The seer approached the Supreme Court for bail after being denied by the trial and High Court. The apex court asked for the original case diary of the case to see the evidence before granting any interim relief.
The manager of the Kanchi mutt and the brother of junior seer, Vijayendra Saraswati, were also arrested. The junior seer himself was arrested in January 2005. And in the same month, Jayendra Saraswati secured bail from the Supreme Court, sparking speculation of a rift between the seers.
In October 2005, Jayendra Saraswati managed to get an order from the Supreme Court to transfer the trial out of Tamil Nadu to Pondicherry. The seer also got an order later from the Supreme Court barring Tamil Nadu prosecution lawyers from arguing the case in Pondicherry.
During the trial, several allegations against the seer surfaced. The seer was charged in the case of the assault of a former mutt employee Radhakrishnan. Many allegations of financial irregularities in the mutt surfaced.
Writer Anuradha Raman alleged that the seer had tried to sexually exploit her in 1992. Premkumar, the investigating officer, was eventually suspended for trying to ‘encourage’ one of the accused to run away from custody.

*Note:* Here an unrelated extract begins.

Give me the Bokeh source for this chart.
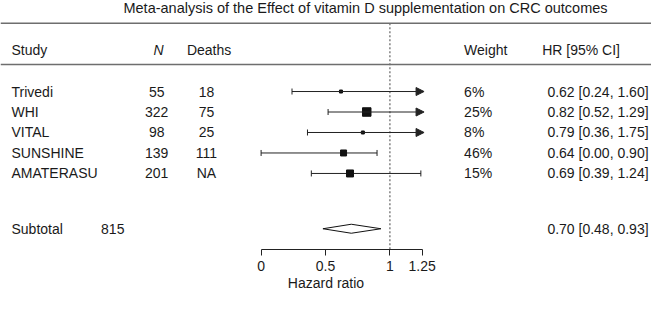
from bokeh.plotting import figure
from bokeh.models import Range1d, LinearAxis, FixedTicker, ColumnDataSource, Arrow, NormalHead, Span
from bokeh.core.properties import value
from bokeh.embed import file_html
from bokeh.resources import INLINE

# ---- data ----
title = "Meta-analysis of the Effect of vitamin D supplementation on CRC outcomes"
studies = ["Trivedi", "WHI", "VITAL", "SUNSHINE", "AMATERASU"]
n_pts = [55, 322, 98, 139, 201]
deaths = ["18", "75", "25", "111", "NA"]
weights = [6, 25, 8, 46, 15]
hr = [0.62, 0.82, 0.79, 0.64, 0.69]
hr_lo = [0.24, 0.52, 0.36, 0.00, 0.39]
hr_hi = [1.60, 1.29, 1.75, 0.90, 1.24]
sub_n = 815
sub_hr, sub_lo, sub_hi = 0.70, 0.48, 0.93
ticks = [0, 0.5, 1, 1.25]
tick_labels = ["0", "0.5", "1", "1.25"]

# ---- styling / layout constants ----
W, H = 651, 293
SX, SY = W / 667.0, H / 309.0          # reference layout squeezed into the figure
BOX_PX = [3, 8.5, 3, 6, 7]
FONT = value("Liberation Sans")
FS = "14px"
TXT = "#1a1a1a"
X_ZERO = 267 * SX
PX_PER_UNIT = 132 * SX
BOTTOM_PANEL = 44
Y_AXIS = H - BOTTOM_PANEL
Y_TITLE, Y_RULE1, Y_HEAD, Y_RULE2 = 7.5, 24 * SY, 52 * SY, 67.5 * SY
Y_ROW0, ROW_STEP = 96 * SY, 21.6 * SY
Y_SUB = 240.7 * SY
AX_MAX = ticks[-1]

x0 = (0 - X_ZERO) / PX_PER_UNIT
x1 = (W - X_ZERO) / PX_PER_UNIT

p = figure(width=W, height=H, output_backend="svg", toolbar_location=None,
           x_range=Range1d(x0, x1), y_range=Range1d(Y_AXIS, 0),
           x_axis_location=None, y_axis_location=None,
           min_border_left=0, min_border_right=0, min_border_top=0,
           min_border_bottom=BOTTOM_PANEL)
p.extra_x_ranges = {"px": Range1d(0, W)}
p.xgrid.visible = False
p.ygrid.visible = False
p.outline_line_color = None
p.background_fill_color = "white"
p.border_fill_color = "white"

rows_y = [Y_ROW0 + i * ROW_STEP for i in range(len(studies))]

def txt(x, y, t, align="left", size=FS, style="normal"):
    p.text(x=x, y=y, text=t, x_range_name="px", text_font=FONT, text_font_size=size,
           text_align=align, text_baseline="middle", text_color=TXT, text_font_style=style)

# title & header
txt([374 * SX], [Y_TITLE], [title], align="center", size="14.5px")
p.add_layout(Span(location=Y_RULE1, dimension="width", line_color="#6e6e6e", line_width=1.6))
p.add_layout(Span(location=Y_RULE2, dimension="width", line_color="#6e6e6e", line_width=1.6))
txt([11], [Y_HEAD], ["Study"])
txt([162 * SX], [Y_HEAD], ["N"], align="center", style="italic")
txt([191 * SX], [Y_HEAD], ["Deaths"])
txt([475 * SX], [Y_HEAD], ["Weight"])
txt([555 * SX], [Y_HEAD], ["HR [95% CI]"])

# study rows
txt([11] * 5, rows_y, studies)
txt([160 * SX] * 5, rows_y, [str(v) for v in n_pts], align="center")
txt([211 * SX] * 5, rows_y, deaths, align="center")
txt([475 * SX] * 5, rows_y, [f"{w}%" for w in weights])
txt([664 * SX] * 5, rows_y, [f"{h:.2f} [{l:.2f}, {u:.2f}]" for h, l, u in zip(hr, hr_lo, hr_hi)], align="right")

# subtotal row
txt([11], [Y_SUB], ["Subtotal"])
txt([115 * SX], [Y_SUB], [str(sub_n)], align="center")
txt([664 * SX], [Y_SUB], [f"{sub_hr:.2f} [{sub_lo:.2f}, {sub_hi:.2f}]"], align="right")

# reference line at HR = 1
p.segment(x0=[1], y0=[Y_RULE1], x1=[1], y1=[Y_AXIS], line_color="#444444",
          line_width=1, line_dash="2 2")

# CI lines
clipped = [h > AX_MAX for h in hr_hi]
inside = [i for i, c in enumerate(clipped) if not c]
outside = [i for i, c in enumerate(clipped) if c]
LC = "#222222"
p.segment(x0=[hr_lo[i] for i in inside], y0=[rows_y[i] for i in inside],
          x1=[hr_hi[i] for i in inside], y1=[rows_y[i] for i in inside],
          line_color=LC, line_width=1)
arr_src = ColumnDataSource(dict(xs=[hr_lo[i] for i in outside], ys=[rows_y[i] for i in outside],
                                xe=[AX_MAX + 0.015 for i in outside]))
p.add_layout(Arrow(x_start="xs", y_start="ys", x_end="xe", y_end="ys", source=arr_src,
                   line_color=LC, line_width=1,
                   end=NormalHead(size=8, fill_color=LC, line_color=LC, line_width=1)))
# end ticks
p.segment(x0=hr_lo, y0=[y - 3 for y in rows_y], x1=hr_lo, y1=[y + 3 for y in rows_y],
          line_color=LC, line_width=1)
p.segment(x0=[hr_hi[i] for i in inside], y0=[rows_y[i] - 3 for i in inside],
          x1=[hr_hi[i] for i in inside], y1=[rows_y[i] + 3 for i in inside],
          line_color=LC, line_width=1)
# boxes
p.scatter(x=hr, y=rows_y, size=BOX_PX, marker="square", fill_color="#111111", line_color="#111111")

# summary diamond
p.patch(x=[sub_lo, sub_hr, sub_hi, sub_hr], y=[Y_SUB, Y_SUB - 4.5, Y_SUB, Y_SUB + 4.5],
        fill_color="white", line_color="#111111", line_width=1)

# axis
ax = LinearAxis(ticker=FixedTicker(ticks=ticks), bounds=(ticks[0], ticks[-1]),
                major_label_overrides={t: l for t, l in zip(ticks, tick_labels)},
                axis_label="Hazard ratio")
ax.axis_line_color = "#222222"
ax.major_tick_line_color = "#222222"
ax.major_tick_in = 0
ax.major_tick_out = 6
ax.minor_tick_line_color = None
ax.major_label_standoff = 5
ax.major_label_text_font = "Liberation Sans"
ax.major_label_text_font_size = FS
ax.major_label_text_color = TXT
ax.axis_label_text_font = "Liberation Sans"
ax.axis_label_text_font_size = FS
ax.axis_label_text_font_style = "normal"
ax.axis_label_text_color = TXT
ax.axis_label_standoff = 1
p.add_layout(ax, "below")

open("out.html", "w").write(file_html(p, INLINE))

Around 189 witnesses were examined in the trial of which 81 turned hostile. Sankararaman’s wife and son also gave contradictory statements in court. In 2011, the HC stayed the trial briefly after telephone records of the seer allegedly trying to broker a deal with Pondicherry judge Ramaswamy appeared. A different judge was appointed and the case continued.
The DMK government that took over from Jayalalithaa was allegedly ‘soft’ on the trial, but now at the time of the verdict, Jayalalithaa, who was CM when the seer was arrested, is back in power.
N Ram, Editor-in-Chief of The Hindu, says that the various twists and turns have led to a lack of public trust in the proceedings of the trial, but he maintains that no one can say the seers were persecuted and while police excesses might have been there, it doesn’t seem likely that politicians gave specific instructions regarding the case.
In November Judge CS Murugan fixed the date of verdict as November 27, 2013.